The exercise. In the lines below, output everything from the first line through the line containing "Chart.register(...registerables);" exactly as it is. Pictures are not part of the output.

Supplied information.
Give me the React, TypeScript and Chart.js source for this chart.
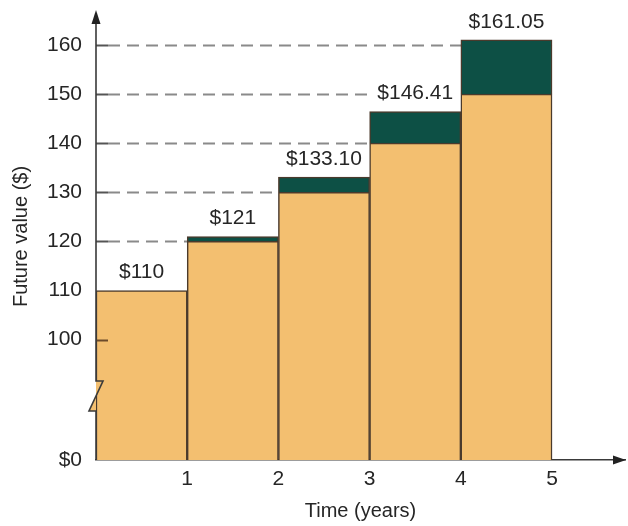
import React, { useEffect, useRef } from "react";
import { Chart, registerables } from "chart.js";

Chart.register(...registerables);

const years = [1, 2, 3, 4, 5];
const simpleValue = [110, 120, 130, 140, 150];
const compoundExtra = [0, 1, 3.1, 6.41, 11.05];
const valueLabels = ["$110", "$121", "$133.10", "$146.41", "$161.05"];
const yTickValues = [100, 110, 120, 130, 140, 150, 160];
const dashedTickValues = [120, 130, 140, 150, 160];
const Y_ZERO = 75.5; // position of "$0" on the broken axis
const Y_MAX = 166.5;
const X_MAX = 5.8;

const FONT = "'Liberation Sans', Arial, Helvetica, sans-serif";
const TAN = "#F3BF70";
const GREEN = "#0D5045";
const BAR_BORDER = "#4a3a2c";
const AXIS = "#3a3a3a";
const TEXT = "#262626";

function labelPos(chart: any, i: number) {
  const x = chart.scales.x;
  const y = chart.scales.y;
  const cx = x.getPixelForValue(years[i] - 0.5);
  const top = y.getPixelForValue(simpleValue[i] + compoundExtra[i]);
  return { cx, cy: top - 19 };
}

const decorPlugin = {
  id: "decor",
  beforeDatasetsDraw(chart: any) {
    const { ctx, chartArea, scales } = chart;
    const x = scales.x;
    const y = scales.y;
    const left = chartArea.left;
    const right = x.getPixelForValue(5);
    ctx.save();
    dashedTickValues.forEach((v) => {
      const py = Math.round(y.getPixelForValue(v)) + 0.5;
      ctx.strokeStyle = "#8a8a8a";
      ctx.lineWidth = 2;
      ctx.setLineDash([12, 7]);
      ctx.beginPath();
      ctx.moveTo(left + 12, py);
      ctx.lineTo(right, py);
      ctx.stroke();
      ctx.setLineDash([]);
      ctx.strokeStyle = "#555";
      ctx.beginPath();
      ctx.moveTo(left, py);
      ctx.lineTo(left + 12, py);
      ctx.stroke();
    });
    // white backing behind value labels (under the bars)
    ctx.font = `21px ${FONT}`;
    years.forEach((_, i) => {
      const { cx, cy } = labelPos(chart, i);
      const w = ctx.measureText(valueLabels[i]).width;
      ctx.fillStyle = "#ffffff";
      ctx.fillRect(cx - w / 2 - 8, cy - 12, w + 16, 24);
    });
    ctx.restore();
  },
  afterDatasetsDraw(chart: any) {
    const { ctx, chartArea, scales } = chart;
    const y = scales.y;
    const left = chartArea.left;
    ctx.save();
    // value labels
    ctx.font = `21px ${FONT}`;
    ctx.textAlign = "center";
    ctx.textBaseline = "middle";
    years.forEach((_, i) => {
      const { cx, cy } = labelPos(chart, i);
      ctx.fillStyle = TEXT;
      ctx.fillText(valueLabels[i], cx, cy + 1);
    });
    // tick at 100 over the bar
    const p100 = Math.round(y.getPixelForValue(100)) + 0.5;
    ctx.strokeStyle = "#6b4a2a";
    ctx.lineWidth = 2;
    ctx.beginPath();
    ctx.moveTo(left, p100);
    ctx.lineTo(left + 12, p100);
    ctx.stroke();
    // axis break
    const bTop = 381;
    const bBot = 411;
    ctx.fillStyle = TAN;
    ctx.beginPath();
    ctx.moveTo(left, bTop);
    ctx.lineTo(left + 7, bTop);
    ctx.lineTo(left - 7, bBot);
    ctx.lineTo(left, bBot);
    ctx.closePath();
    ctx.fill();
    ctx.strokeStyle = AXIS;
    ctx.lineWidth = 1.6;
    ctx.beginPath();
    ctx.moveTo(left, chartArea.top + 6);
    ctx.lineTo(left, bTop);
    ctx.lineTo(left + 7, bTop);
    ctx.lineTo(left - 7, bBot);
    ctx.lineTo(left, bBot);
    ctx.lineTo(left, chartArea.bottom);
    ctx.stroke();
    // arrows
    ctx.fillStyle = "#222";
    ctx.beginPath();
    ctx.moveTo(left, chartArea.top - 3);
    ctx.lineTo(left - 4.5, chartArea.top + 11);
    ctx.lineTo(left + 4.5, chartArea.top + 11);
    ctx.closePath();
    ctx.fill();
    const by = chartArea.bottom;
    ctx.beginPath();
    ctx.moveTo(chartArea.right + 1, by);
    ctx.lineTo(chartArea.right - 12, by - 4.5);
    ctx.lineTo(chartArea.right - 12, by + 4.5);
    ctx.closePath();
    ctx.fill();
    ctx.restore();
  },
};

export default function App() {
  const ref = useRef<HTMLCanvasElement | null>(null);
  useEffect(() => {
    if (!ref.current) return;
    const chart = new Chart(ref.current, {
      type: "bar",
      data: {
        datasets: [
          {
            label: "Simple",
            data: years.map((yr, i) => ({ x: yr - 0.5, y: simpleValue[i] })),
            backgroundColor: TAN,
            borderColor: BAR_BORDER,
            borderWidth: 1.5,
            barPercentage: 1,
            categoryPercentage: 1,
          },
          {
            label: "Compound",
            data: years.map((yr, i) => ({ x: yr - 0.5, y: compoundExtra[i] > 0 ? compoundExtra[i] : null })),
            backgroundColor: GREEN,
            borderColor: BAR_BORDER,
            borderWidth: 1.5,
            barPercentage: 1,
            categoryPercentage: 1,
          },
        ],
      } as any,
      options: {
        animation: false,
        responsive: false,
        layout: { autoPadding: false, padding: { top: 13, right: 3, left: 0, bottom: 0 } },
        plugins: { legend: { display: false }, tooltip: { enabled: false } },
        scales: {
          x: {
            type: "linear",
            stacked: true,
            offset: false,
            min: 0,
            max: X_MAX,
            grid: { display: false, drawTicks: false, offset: false },
            border: { display: true, color: AXIS, width: 1.6 },
            afterBuildTicks: (s: any) => {
              s.ticks = years.map((v) => ({ value: v }));
            },
            afterFit: (s: any) => {
              s.height = 66;
              s.paddingLeft = 0;
              s.paddingRight = 0;
            },
            ticks: {
              font: { family: FONT, size: 21 },
              color: TEXT,
              padding: 7,
              autoSkip: false,
              maxRotation: 0,
              callback: (v: any) => String(v),
            },
            title: {
              display: true,
              text: "Time (years)",
              font: { family: FONT, size: 20 },
              color: TEXT,
              padding: { top: 0, bottom: 3 },
            },
          },
          y: {
            type: "linear",
            stacked: true,
            min: Y_ZERO,
            max: Y_MAX,
            grid: { display: false, drawTicks: false },
            border: { display: false },
            afterBuildTicks: (s: any) => {
              s.ticks = [Y_ZERO, ...yTickValues].map((v) => ({ value: v }));
            },
            afterFit: (s: any) => {
              s.width = 96;
              s.paddingTop = 0;
              s.paddingBottom = 0;
            },
            ticks: {
              font: { family: FONT, size: 21 },
              color: TEXT,
              padding: 14,
              autoSkip: false,
              callback: (v: any) => (v === Y_ZERO ? "$0" : String(v)),
            },
            title: {
              display: true,
              text: "Future value ($)",
              font: { family: FONT, size: 20 },
              color: TEXT,
              padding: { top: 9, bottom: 0 },
            },
          },
        },
      } as any,
      plugins: [decorPlugin],
    });
    return () => chart.destroy();
  }, []);
  return (
    <div style={{ position: "fixed", left: 0, top: 0, width: 628, height: 526, background: "#fff" }}>
      <canvas ref={ref} width={628} height={526} style={{ display: "block" }} />
    </div>
  );
}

Solution to this exercise.
Give me the React, TypeScript and Chart.js source for this chart.
import React, { useEffect, useRef } from "react";
import { Chart, registerables } from "chart.js";

Chart.register(...registerables);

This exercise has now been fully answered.